### Problem details
Retype, exactly as they stand, the lines from the start of the data to the line that contains "from matplotlib.colors import", both ends included. Leave the pictures out.

### Data excerpt
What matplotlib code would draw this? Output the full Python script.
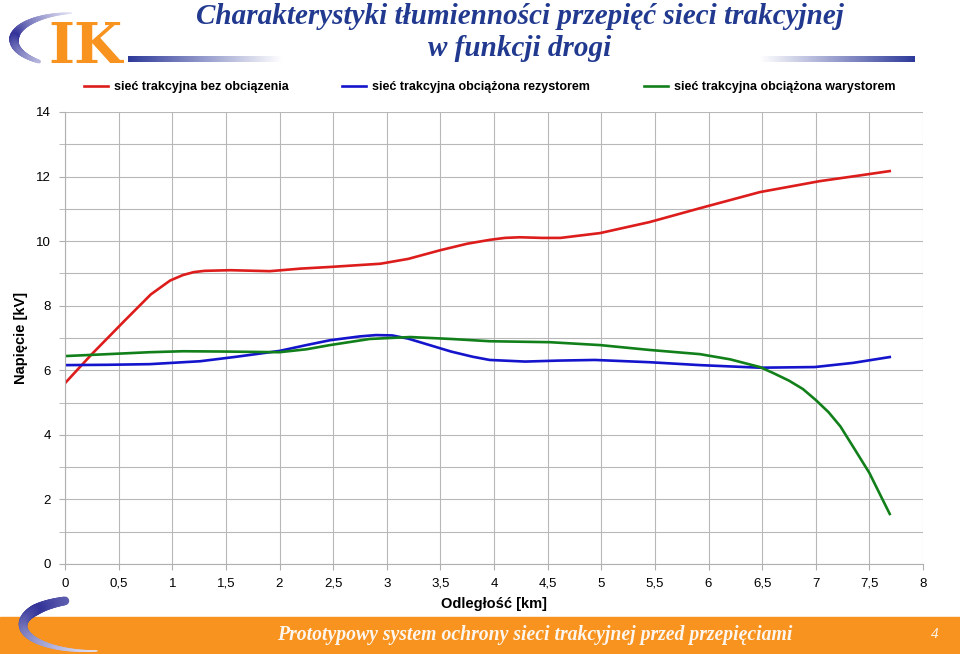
import numpy as np
import matplotlib.pyplot as plt
from matplotlib.collections import LineCollection
from matplotlib.patches import Rectangle
from matplotlib.colors import LinearSegmentedColormap

# data (distance in km, voltage in kV)
x_red = [0, 0.25, 0.56, 0.8, 0.98, 1.1, 1.2, 1.3, 1.54, 1.91, 2.2, 2.47, 2.94, 3.2, 3.5, 3.75, 3.96, 4.1, 4.24, 4.45, 4.62, 4.99, 5.45, 5.92, 6.48, 7.04, 7.4, 7.69]
y_red = [5.6, 6.5, 7.55, 8.35, 8.78, 8.95, 9.04, 9.08, 9.1, 9.07, 9.15, 9.2, 9.3, 9.45, 9.72, 9.92, 10.04, 10.1, 10.12, 10.1, 10.1, 10.25, 10.59, 11.02, 11.52, 11.86, 12.03, 12.17]

x_blue = [0, 0.4, 0.79, 1.26, 1.6, 2.0, 2.25, 2.47, 2.75, 2.9, 3.05, 3.2, 3.4, 3.6, 3.8, 3.96, 4.29, 4.6, 4.94, 5.45, 5.92, 6.48, 6.99, 7.35, 7.69]
y_blue = [6.16, 6.17, 6.19, 6.28, 6.42, 6.6, 6.78, 6.93, 7.05, 7.09, 7.08, 6.98, 6.78, 6.58, 6.42, 6.32, 6.27, 6.3, 6.32, 6.25, 6.16, 6.08, 6.1, 6.23, 6.41]

x_green = [0, 0.4, 0.79, 1.1, 1.5, 2.0, 2.25, 2.47, 2.84, 3.22, 3.6, 3.96, 4.52, 4.99, 5.45, 5.92, 6.2, 6.48, 6.6, 6.75, 6.88, 7.0, 7.12, 7.23, 7.36, 7.5, 7.6, 7.69]
y_green = [6.44, 6.5, 6.56, 6.59, 6.58, 6.56, 6.65, 6.78, 6.97, 7.03, 6.97, 6.9, 6.87, 6.78, 6.63, 6.5, 6.34, 6.1, 5.92, 5.68, 5.42, 5.08, 4.7, 4.26, 3.57, 2.82, 2.15, 1.55]

labels = ["sieć trakcyjna bez obciązenia",
          "sieć trakcyjna obciążona rezystorem",
          "sieć trakcyjna obciążona warystorem"]
x_ticks = [0, 0.5, 1, 1.5, 2, 2.5, 3, 3.5, 4, 4.5, 5, 5.5, 6, 6.5, 7, 7.5, 8]
x_ticklabels = ["0", "0,5", "1", "1,5", "2", "2,5", "3", "3,5", "4", "4,5",
                "5", "5,5", "6", "6,5", "7", "7,5", "8"]
y_ticks = [0, 2, 4, 6, 8, 10, 12, 14]

plt.rcParams['font.family'] = ['Liberation Sans', 'DejaVu Sans']

W, H = 960, 654
fig = plt.figure(figsize=(9.6, 6.54), dpi=100)

# decorations layer in pixel coordinates
deco = fig.add_axes([0, 0, 1, 1])
deco.axis('off')

orange = '#f7931e'
navy = '#213a8f'

# footer band
deco.add_patch(Rectangle((0, 617), W, 37, color=orange, zorder=1))

# gradient bars next to the title
grad = np.linspace(0, 1, 256).reshape(1, -1)
bar_cmap = LinearSegmentedColormap.from_list('bar', ['#2e3a9a', '#ffffff'])
deco.imshow(grad, cmap=bar_cmap, extent=[128, 282, 62, 56], aspect='auto', zorder=2)
deco.imshow(grad[:, ::-1], cmap=bar_cmap, extent=[760, 915, 62, 56], aspect='auto', zorder=2)
deco.set_xlim(0, W)
deco.set_ylim(H, 0)


def swoosh(cx, cy, rx, ry, a0, a1, apeak, wmax):
    t = np.linspace(np.radians(a0), np.radians(a1), 120)
    px = cx + rx * np.cos(t)
    py = cy - ry * np.sin(t)
    pts = np.column_stack([px, py]).reshape(-1, 1, 2)
    segs = np.concatenate([pts[:-1], pts[1:]], axis=1)
    tm = (t[:-1] + t[1:]) / 2
    span = max(abs(np.radians(apeak) - np.radians(a0)), abs(np.radians(a1) - np.radians(apeak)))
    k = np.clip(1 - np.abs(tm - np.radians(apeak)) / span, 0, 1)
    dark = np.array([0.2, 0.2, 0.6])
    light = np.array([0.9, 0.9, 0.97])
    cols = [tuple(light + (dark - light) * v) for v in k]
    lws = 1.0 + wmax * k
    deco.add_collection(LineCollection(segs, colors=cols, linewidths=lws, capstyle='round', zorder=3))


# logo swoosh (top-left) and footer swoosh (bottom-left)
swoosh(77, 40, 63, 27, 95, 233, 175, 6)
swoosh(90, 625, 67, 26, 112, 276, 145, 7)

# logo letters
fig.text(48 / W, 1 - 63 / H, "IK", color=orange, fontsize=40, fontweight='bold',
         family='DejaVu Serif', ha='left', va='baseline')

# title
fig.text(520 / W, 1 - 16 / H, "Charakterystyki tłumienności przepięć sieci trakcyjnej",
         color=navy, fontsize=21, fontweight='bold', style='italic',
         family='Liberation Serif', ha='center', va='center')
fig.text(520 / W, 1 - 48 / H, "w funkcji drogi",
         color=navy, fontsize=21, fontweight='bold', style='italic',
         family='Liberation Serif', ha='center', va='center')

# footer text
fig.text(535 / W, 1 - 635 / H, "Prototypowy system ochrony sieci trakcyjnej przed przepięciami",
         color='#fdf6ee', fontsize=14.2, fontweight='bold', style='italic',
         family='Liberation Serif', ha='center', va='center')
fig.text(935 / W, 1 - 635 / H, "4", color='#fdf6ee', fontsize=11, style='italic',
         family='Liberation Serif', ha='center', va='center')

# main chart
ax = fig.add_axes([65 / W, 1 - 564 / H, (923 - 65) / W, (564 - 112) / H])
ax.patch.set_alpha(0)
ax.plot(x_red, y_red, color='#dd1c1c', lw=1.9, label=labels[0])
ax.plot(x_blue, y_blue, color='#1414cc', lw=1.9, label=labels[1])
ax.plot(x_green, y_green, color='#12801a', lw=1.9, label=labels[2])

ax.set_xlim(0, 8)
ax.set_ylim(0, 14)
ax.set_xticks(x_ticks)
ax.set_xticklabels(x_ticklabels)
ax.set_yticks(y_ticks)
ax.set_yticks(np.arange(1, 14, 2), minor=True)
ax.grid(True, which='both', color='#b8b8b8', lw=0.8)
ax.set_axisbelow(True)
for s in ['top', 'right']:
    ax.spines[s].set_visible(False)
for s in ['left', 'bottom']:
    ax.spines[s].set_color('#b0b0b0')
ax.tick_params(which='both', direction='out', length=4, color='#b0b0b0',
               labelsize=9.5, pad=6)
ax.set_xlabel("Odległość [km]", fontsize=10.5, fontweight='bold', labelpad=5)
ax.set_ylabel("Napięcie [kV]", fontsize=10.5, fontweight='bold', labelpad=6)

leg = ax.legend(loc='lower center', bbox_to_anchor=(0.495, 1.0), ncol=3, frameon=False,
                prop={'size': 9, 'weight': 'bold'}, handlelength=1.9, handletextpad=0.5,
                columnspacing=4.3, borderaxespad=1.1)

fig.savefig("out.png", dpi=100)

### Expected answer
What matplotlib code would draw this? Output the full Python script.
import numpy as np
import matplotlib.pyplot as plt
from matplotlib.collections import LineCollection
from matplotlib.patches import Rectangle
from matplotlib.colors import LinearSegmentedColormap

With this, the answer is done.